竹はワイヤー系アンテナのマストの素材としてはやはり最高である。

・     まず1本の長さが10m前後ある。他の素材でジョイントせずにこれだけ長さが稼げるものは無い。

・     そして軽い。竹なら万が一倒れても大きな被害を及ぼすことは考えられない。

・     最後に安い。一本当たり市価で2,000円くらいと思われ、格安である。

 これほどまでにメリットの大きい竹を最後まで使わなかったのは、やはり見栄えの問題である。20年前も決して見栄えは気に入らなかったが、とても簡便なので使ったのだが今回はうちはまだ新築2年目である。しかし上記のメリットには替え難く、竹を使うことを決断した。

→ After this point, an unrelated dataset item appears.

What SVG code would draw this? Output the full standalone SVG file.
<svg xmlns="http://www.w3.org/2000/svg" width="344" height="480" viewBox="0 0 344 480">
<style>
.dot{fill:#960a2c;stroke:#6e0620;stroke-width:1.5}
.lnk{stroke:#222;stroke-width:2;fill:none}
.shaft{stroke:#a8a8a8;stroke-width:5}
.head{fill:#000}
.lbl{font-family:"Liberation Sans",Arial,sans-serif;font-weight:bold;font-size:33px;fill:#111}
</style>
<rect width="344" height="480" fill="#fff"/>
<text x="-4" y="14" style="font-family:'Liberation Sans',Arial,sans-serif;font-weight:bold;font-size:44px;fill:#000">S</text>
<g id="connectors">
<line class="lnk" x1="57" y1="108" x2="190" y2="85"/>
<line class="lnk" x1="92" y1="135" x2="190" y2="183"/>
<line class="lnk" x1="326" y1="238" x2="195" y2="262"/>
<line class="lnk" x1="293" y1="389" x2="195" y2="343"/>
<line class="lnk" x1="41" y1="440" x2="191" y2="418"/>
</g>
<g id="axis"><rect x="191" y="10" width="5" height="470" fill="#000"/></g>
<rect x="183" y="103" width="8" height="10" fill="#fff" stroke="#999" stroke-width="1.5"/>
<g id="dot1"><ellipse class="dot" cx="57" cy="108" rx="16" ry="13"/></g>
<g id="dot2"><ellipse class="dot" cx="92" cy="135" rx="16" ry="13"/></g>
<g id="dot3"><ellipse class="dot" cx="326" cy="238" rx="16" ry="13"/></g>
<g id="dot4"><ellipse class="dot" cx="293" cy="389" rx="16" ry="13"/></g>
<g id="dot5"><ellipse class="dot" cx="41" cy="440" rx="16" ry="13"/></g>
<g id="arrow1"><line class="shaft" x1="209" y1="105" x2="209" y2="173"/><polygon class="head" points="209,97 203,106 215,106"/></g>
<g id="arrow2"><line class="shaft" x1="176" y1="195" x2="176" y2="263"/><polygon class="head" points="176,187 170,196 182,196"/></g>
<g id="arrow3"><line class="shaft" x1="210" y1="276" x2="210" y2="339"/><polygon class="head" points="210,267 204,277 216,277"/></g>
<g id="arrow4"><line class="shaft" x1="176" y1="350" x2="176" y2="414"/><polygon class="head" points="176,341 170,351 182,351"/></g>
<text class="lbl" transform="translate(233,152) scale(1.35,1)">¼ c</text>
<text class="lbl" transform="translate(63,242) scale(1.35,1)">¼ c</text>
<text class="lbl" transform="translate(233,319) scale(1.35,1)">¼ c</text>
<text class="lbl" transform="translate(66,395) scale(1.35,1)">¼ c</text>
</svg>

さてその竹を入手するに当たっては近所の竹林所有者に頼んで、自分の最も気に入った竹を自分で切らせてもらいに行った。しかし「できるだけ長く、できるだけ丈夫で」と欲張ったため、1本はとんでもなく重くなってしまった。しかも公道をかついで歩くので車にも注意を払わねばならない。

やっとの思いで自宅に持ち帰り約8mの高さにして建てた。そしてもう一方はパイプマストを復活させ3Fベランダに建てた。高さは恐らく13mくらいになったと思う。かなり良くはなったのだがまだ屋根に乗っかってしまっている。これが完全に宙に浮いて完成形と言えるだろう。いよいよ今週末に3F側のマストを高くするために、そのための竹を採取に行く。

完成の暁にはパフォーマンスは変わるであろうか? 2/24に購入してから設置までやたらに時間がかかってしまった。思いの他障害が多かったからである。それを乗り越えるために大変な苦労をした。でもT2FDはその苦労に見合うだけのリターンを私に与えてくれつつある。

※ちなみに猛烈なノイズの発生源はTAであることが判明し、ローバンドのDXの際には基本的にTAの電源をOffにしている。それによって他のDxerと同じような局が聞こえるようになった。AN-1はここでも不良で、TAのノイズもT2FD以上に拾って増幅していた。